9.23.2008

no, i'm not on writing sabbatical

As I write, I sit in an apartment where the carpet desperately needs to be vacuumed. And tomorrow morning, I'll wake up, take a shower, and use a towel that's been used a few too many days in a row because I haven't done laundry in a few weeks. I suppose instead of writing I could return a few phone calls, but writing can sometimes be my sanity in the midst of a "need to do" list. Tomorrow is a day for productivity...

For all of those eagerly anticipating the end of my dating series...it will come soon. I'm feeling rather uninspired to write any longer about that topic, so instead of trying to force it, I'll just wait and ask you to be patient.

There's something that's been weighing on my mind as of late.
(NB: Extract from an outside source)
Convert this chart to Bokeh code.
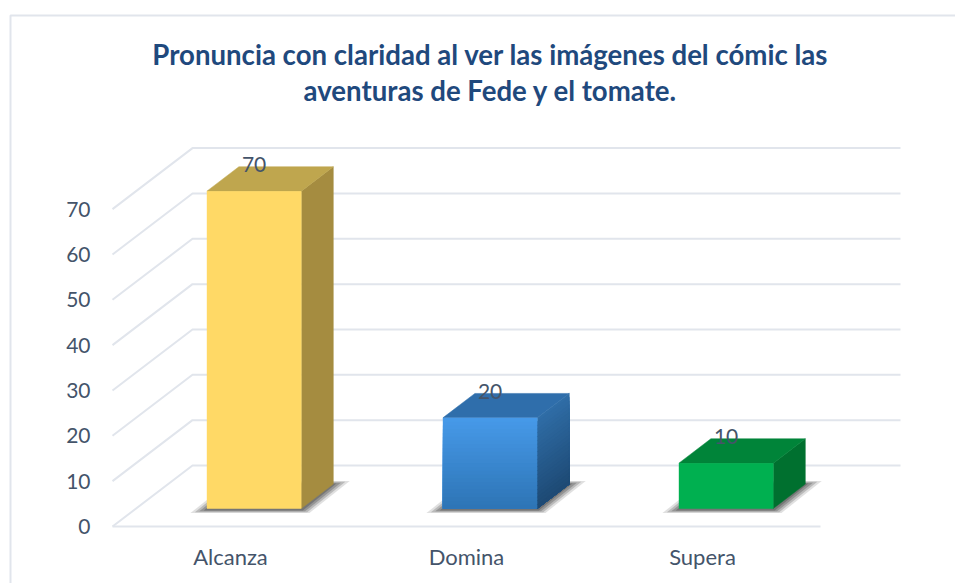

Maybe this comes with working at a church, but suddenly I find myself with a great sense of urgency to make God known to those who do not have the hope and joy in Christ. Now, before one declares my desires as righteous or holy, I must confess to you...I'm doing very little about it. And therein lies the problem. The reason I feel anxiety. The reason why my mind has very little peace at night.

And it's crazy, because I spend 40+ hours a week in a cubicle with the primary goal of connecting 20-somethings to Jesus and His Church. So when I say "I'm doing very little about it", I don't mean as though I am lazy or apathetic, although I've fought those battles before. What I mean is that I desperately need to reevaluate my motivation.

Last night, in the silence of a moment with God, He spoke to me about my heart. And it was made clear to me that most of my energy has been put into answering the question, "How am I sharing the Gospel?" The problem is that this approach still is "me"-centered--it focuses on the whens and the wheres and the hows. It's beneficial to evaluate effective methods for teaching others about the life, death, and resurrection of Jesus Christ; but I've developed a habit of asking myself that question and being satisfied in my own abilities to communicate rather than being focused on what really matters.

What really matters is people receiving the Gospel. God has already made known, through His Word, that the knowledge of His glory will fill the earth by HIS doing, not mine. Sometimes I wonder if, internally, I celebrate more in the act of sharing the Gospel than I do when a brother or sister comes to believe the Gospel. If so, I'm putting more faith in my words than God's. I spend time obsessing over things that are out of my control, and very little time praying that seeds would be planted and grow in the hearts of those that have been opened by God. I'm limiting myself for the sake of my own glory instead of living in freedom that the Spirit has given me undeservingly.

For those that find themselves in my situation--that are more concerned with how they are sharing rather than people receiving--I challenge you with this final thought. If we truly lived as Christ has commanded to, we wouldn't categorize some experiences into "opportunities where we were able to share the Gospel." Because the truth is that we are to be sharing the Gospel at ALL times. For me, this means that I need to listen with the intent of celebrating--the arrival of joy, the forgiveness of sin, the victory over a trial.

1 comment:

Renee Lewis said...

Amen, Sister! You are such a great example to me! Thanks for sharing this!